-- Items --
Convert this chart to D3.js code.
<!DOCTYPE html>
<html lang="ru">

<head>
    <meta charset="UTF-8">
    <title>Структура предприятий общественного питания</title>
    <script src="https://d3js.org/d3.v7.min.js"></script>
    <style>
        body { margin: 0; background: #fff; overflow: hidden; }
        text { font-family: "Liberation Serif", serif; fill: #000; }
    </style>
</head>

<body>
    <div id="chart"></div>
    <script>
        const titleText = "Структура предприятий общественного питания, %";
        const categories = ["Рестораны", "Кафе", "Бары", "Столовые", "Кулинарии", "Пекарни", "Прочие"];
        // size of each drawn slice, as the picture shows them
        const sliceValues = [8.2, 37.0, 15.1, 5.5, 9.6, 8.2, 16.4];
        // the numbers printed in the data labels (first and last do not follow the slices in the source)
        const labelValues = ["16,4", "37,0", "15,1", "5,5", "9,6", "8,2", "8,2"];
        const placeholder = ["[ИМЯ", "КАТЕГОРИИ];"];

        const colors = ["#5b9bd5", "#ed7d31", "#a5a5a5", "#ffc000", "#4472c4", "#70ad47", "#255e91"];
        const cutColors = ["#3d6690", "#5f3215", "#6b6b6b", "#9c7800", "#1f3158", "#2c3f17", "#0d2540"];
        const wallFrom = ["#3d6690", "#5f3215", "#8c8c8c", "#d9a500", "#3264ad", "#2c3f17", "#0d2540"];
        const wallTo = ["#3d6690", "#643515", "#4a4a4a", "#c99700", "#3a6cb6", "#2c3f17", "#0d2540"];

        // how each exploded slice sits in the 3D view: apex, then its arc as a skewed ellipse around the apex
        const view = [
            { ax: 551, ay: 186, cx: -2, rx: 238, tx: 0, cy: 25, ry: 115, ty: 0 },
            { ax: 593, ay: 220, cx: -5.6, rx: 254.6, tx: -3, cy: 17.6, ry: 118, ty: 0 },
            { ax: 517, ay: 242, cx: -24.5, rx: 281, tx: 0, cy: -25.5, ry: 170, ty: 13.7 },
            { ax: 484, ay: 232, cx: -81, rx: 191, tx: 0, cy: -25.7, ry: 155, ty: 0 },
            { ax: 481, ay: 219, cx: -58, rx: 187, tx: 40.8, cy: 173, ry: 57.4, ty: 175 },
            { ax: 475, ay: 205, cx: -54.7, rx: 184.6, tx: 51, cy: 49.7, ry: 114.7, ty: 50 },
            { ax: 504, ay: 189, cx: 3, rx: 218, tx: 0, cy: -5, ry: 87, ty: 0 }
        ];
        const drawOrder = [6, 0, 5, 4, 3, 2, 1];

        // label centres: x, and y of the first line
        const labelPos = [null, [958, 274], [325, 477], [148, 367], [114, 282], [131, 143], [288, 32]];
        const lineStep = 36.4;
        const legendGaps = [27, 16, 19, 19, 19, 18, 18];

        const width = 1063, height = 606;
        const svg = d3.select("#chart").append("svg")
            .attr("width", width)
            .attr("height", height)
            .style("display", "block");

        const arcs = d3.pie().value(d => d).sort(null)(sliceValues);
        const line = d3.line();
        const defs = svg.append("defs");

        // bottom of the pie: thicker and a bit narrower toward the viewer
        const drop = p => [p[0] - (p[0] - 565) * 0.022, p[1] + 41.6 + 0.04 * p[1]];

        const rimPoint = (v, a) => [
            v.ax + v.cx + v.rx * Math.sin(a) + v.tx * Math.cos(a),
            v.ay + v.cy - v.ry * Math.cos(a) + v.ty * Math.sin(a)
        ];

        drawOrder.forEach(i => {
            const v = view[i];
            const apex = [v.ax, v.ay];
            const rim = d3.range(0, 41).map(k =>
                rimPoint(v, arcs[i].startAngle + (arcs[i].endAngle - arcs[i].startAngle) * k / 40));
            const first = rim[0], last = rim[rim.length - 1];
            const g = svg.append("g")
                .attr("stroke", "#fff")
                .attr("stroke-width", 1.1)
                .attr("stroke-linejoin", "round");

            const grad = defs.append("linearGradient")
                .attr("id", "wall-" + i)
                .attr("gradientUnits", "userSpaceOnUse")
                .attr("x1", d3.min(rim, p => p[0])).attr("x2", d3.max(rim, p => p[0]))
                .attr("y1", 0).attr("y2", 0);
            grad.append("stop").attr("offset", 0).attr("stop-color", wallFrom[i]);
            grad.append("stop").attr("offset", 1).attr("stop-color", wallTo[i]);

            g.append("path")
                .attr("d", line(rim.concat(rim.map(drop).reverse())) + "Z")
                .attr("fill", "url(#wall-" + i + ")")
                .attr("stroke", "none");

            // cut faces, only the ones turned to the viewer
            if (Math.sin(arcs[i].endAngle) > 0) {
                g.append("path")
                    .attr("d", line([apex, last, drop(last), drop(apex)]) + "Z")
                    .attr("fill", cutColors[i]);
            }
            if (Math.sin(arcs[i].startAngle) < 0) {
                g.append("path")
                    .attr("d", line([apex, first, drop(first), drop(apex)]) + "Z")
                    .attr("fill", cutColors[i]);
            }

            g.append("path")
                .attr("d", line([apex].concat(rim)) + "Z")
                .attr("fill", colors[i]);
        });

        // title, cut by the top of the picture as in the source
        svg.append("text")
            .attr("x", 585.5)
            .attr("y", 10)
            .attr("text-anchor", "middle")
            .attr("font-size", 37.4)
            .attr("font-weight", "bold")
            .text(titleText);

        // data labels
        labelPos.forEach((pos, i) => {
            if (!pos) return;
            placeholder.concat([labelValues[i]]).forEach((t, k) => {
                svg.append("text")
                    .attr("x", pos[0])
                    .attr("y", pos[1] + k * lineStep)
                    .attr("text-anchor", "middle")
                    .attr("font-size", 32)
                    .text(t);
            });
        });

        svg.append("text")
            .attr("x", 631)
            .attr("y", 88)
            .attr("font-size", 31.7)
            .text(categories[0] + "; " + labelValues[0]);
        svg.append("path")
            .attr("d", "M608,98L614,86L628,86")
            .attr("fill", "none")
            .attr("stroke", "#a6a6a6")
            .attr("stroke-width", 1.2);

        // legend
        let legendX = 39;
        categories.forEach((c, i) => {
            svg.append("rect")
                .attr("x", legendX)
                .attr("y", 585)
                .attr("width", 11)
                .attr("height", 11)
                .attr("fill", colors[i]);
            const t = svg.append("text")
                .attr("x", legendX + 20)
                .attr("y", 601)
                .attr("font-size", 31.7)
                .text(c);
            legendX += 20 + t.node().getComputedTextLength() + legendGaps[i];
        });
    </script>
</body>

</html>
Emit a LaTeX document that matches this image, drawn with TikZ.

-- Your objective --
Copy out each record exactly as given, omitting none.

-- Output of the task --
Convert this chart to D3.js code.
<!DOCTYPE html>
<html lang="ru">

<head>
    <meta charset="UTF-8">
    <title>Структура предприятий общественного питания</title>
    <script src="https://d3js.org/d3.v7.min.js"></script>
    <style>
        body { margin: 0; background: #fff; overflow: hidden; }
        text { font-family: "Liberation Serif", serif; fill: #000; }
    </style>
</head>

<body>
    <div id="chart"></div>
    <script>
        const titleText = "Структура предприятий общественного питания, %";
        const categories = ["Рестораны", "Кафе", "Бары", "Столовые", "Кулинарии", "Пекарни", "Прочие"];
        // size of each drawn slice, as the picture shows them
        const sliceValues = [8.2, 37.0, 15.1, 5.5, 9.6, 8.2, 16.4];
        // the numbers printed in the data labels (first and last do not follow the slices in the source)
        const labelValues = ["16,4", "37,0", "15,1", "5,5", "9,6", "8,2", "8,2"];
        const placeholder = ["[ИМЯ", "КАТЕГОРИИ];"];

        const colors = ["#5b9bd5", "#ed7d31", "#a5a5a5", "#ffc000", "#4472c4", "#70ad47", "#255e91"];
        const cutColors = ["#3d6690", "#5f3215", "#6b6b6b", "#9c7800", "#1f3158", "#2c3f17", "#0d2540"];
        const wallFrom = ["#3d6690", "#5f3215", "#8c8c8c", "#d9a500", "#3264ad", "#2c3f17", "#0d2540"];
        const wallTo = ["#3d6690", "#643515", "#4a4a4a", "#c99700", "#3a6cb6", "#2c3f17", "#0d2540"];

        // how each exploded slice sits in the 3D view: apex, then its arc as a skewed ellipse around the apex
        const view = [
            { ax: 551, ay: 186, cx: -2, rx: 238, tx: 0, cy: 25, ry: 115, ty: 0 },
            { ax: 593, ay: 220, cx: -5.6, rx: 254.6, tx: -3, cy: 17.6, ry: 118, ty: 0 },
            { ax: 517, ay: 242, cx: -24.5, rx: 281, tx: 0, cy: -25.5, ry: 170, ty: 13.7 },
            { ax: 484, ay: 232, cx: -81, rx: 191, tx: 0, cy: -25.7, ry: 155, ty: 0 },
            { ax: 481, ay: 219, cx: -58, rx: 187, tx: 40.8, cy: 173, ry: 57.4, ty: 175 },
            { ax: 475, ay: 205, cx: -54.7, rx: 184.6, tx: 51, cy: 49.7, ry: 114.7, ty: 50 },
            { ax: 504, ay: 189, cx: 3, rx: 218, tx: 0, cy: -5, ry: 87, ty: 0 }
        ];
        const drawOrder = [6, 0, 5, 4, 3, 2, 1];

        // label centres: x, and y of the first line
        const labelPos = [null, [958, 274], [325, 477], [148, 367], [114, 282], [131, 143], [288, 32]];
        const lineStep = 36.4;
        const legendGaps = [27, 16, 19, 19, 19, 18, 18];

        const width = 1063, height = 606;
        const svg = d3.select("#chart").append("svg")
            .attr("width", width)
            .attr("height", height)
            .style("display", "block");

        const arcs = d3.pie().value(d => d).sort(null)(sliceValues);
        const line = d3.line();
        const defs = svg.append("defs");

        // bottom of the pie: thicker and a bit narrower toward the viewer
        const drop = p => [p[0] - (p[0] - 565) * 0.022, p[1] + 41.6 + 0.04 * p[1]];

        const rimPoint = (v, a) => [
            v.ax + v.cx + v.rx * Math.sin(a) + v.tx * Math.cos(a),
            v.ay + v.cy - v.ry * Math.cos(a) + v.ty * Math.sin(a)
        ];

        drawOrder.forEach(i => {
            const v = view[i];
            const apex = [v.ax, v.ay];
            const rim = d3.range(0, 41).map(k =>
                rimPoint(v, arcs[i].startAngle + (arcs[i].endAngle - arcs[i].startAngle) * k / 40));
            const first = rim[0], last = rim[rim.length - 1];
            const g = svg.append("g")
                .attr("stroke", "#fff")
                .attr("stroke-width", 1.1)
                .attr("stroke-linejoin", "round");

            const grad = defs.append("linearGradient")
                .attr("id", "wall-" + i)
                .attr("gradientUnits", "userSpaceOnUse")
                .attr("x1", d3.min(rim, p => p[0])).attr("x2", d3.max(rim, p => p[0]))
                .attr("y1", 0).attr("y2", 0);
            grad.append("stop").attr("offset", 0).attr("stop-color", wallFrom[i]);
            grad.append("stop").attr("offset", 1).attr("stop-color", wallTo[i]);

            g.append("path")
                .attr("d", line(rim.concat(rim.map(drop).reverse())) + "Z")
                .attr("fill", "url(#wall-" + i + ")")
                .attr("stroke", "none");

            // cut faces, only the ones turned to the viewer
            if (Math.sin(arcs[i].endAngle) > 0) {
                g.append("path")
                    .attr("d", line([apex, last, drop(last), drop(apex)]) + "Z")
                    .attr("fill", cutColors[i]);
            }
            if (Math.sin(arcs[i].startAngle) < 0) {
                g.append("path")
                    .attr("d", line([apex, first, drop(first), drop(apex)]) + "Z")
                    .attr("fill", cutColors[i]);
            }

            g.append("path")
                .attr("d", line([apex].concat(rim)) + "Z")
                .attr("fill", colors[i]);
        });

        // title, cut by the top of the picture as in the source
        svg.append("text")
            .attr("x", 585.5)
            .attr("y", 10)
            .attr("text-anchor", "middle")
            .attr("font-size", 37.4)
            .attr("font-weight", "bold")
            .text(titleText);

        // data labels
        labelPos.forEach((pos, i) => {
            if (!pos) return;
            placeholder.concat([labelValues[i]]).forEach((t, k) => {
                svg.append("text")
                    .attr("x", pos[0])
                    .attr("y", pos[1] + k * lineStep)
                    .attr("text-anchor", "middle")
                    .attr("font-size", 32)
                    .text(t);
            });
        });

        svg.append("text")
            .attr("x", 631)
            .attr("y", 88)
            .attr("font-size", 31.7)
            .text(categories[0] + "; " + labelValues[0]);
        svg.append("path")
            .attr("d", "M608,98L614,86L628,86")
            .attr("fill", "none")
            .attr("stroke", "#a6a6a6")
            .attr("stroke-width", 1.2);

        // legend
        let legendX = 39;
        categories.forEach((c, i) => {
            svg.append("rect")
                .attr("x", legendX)
                .attr("y", 585)
                .attr("width", 11)
                .attr("height", 11)
                .attr("fill", colors[i]);
            const t = svg.append("text")
                .attr("x", legendX + 20)
                .attr("y", 601)
                .attr("font-size", 31.7)
                .text(c);
            legendX += 20 + t.node().getComputedTextLength() + legendGaps[i];
        });
    </script>
</body>

</html>
Emit a LaTeX document that matches this image, drawn with TikZ.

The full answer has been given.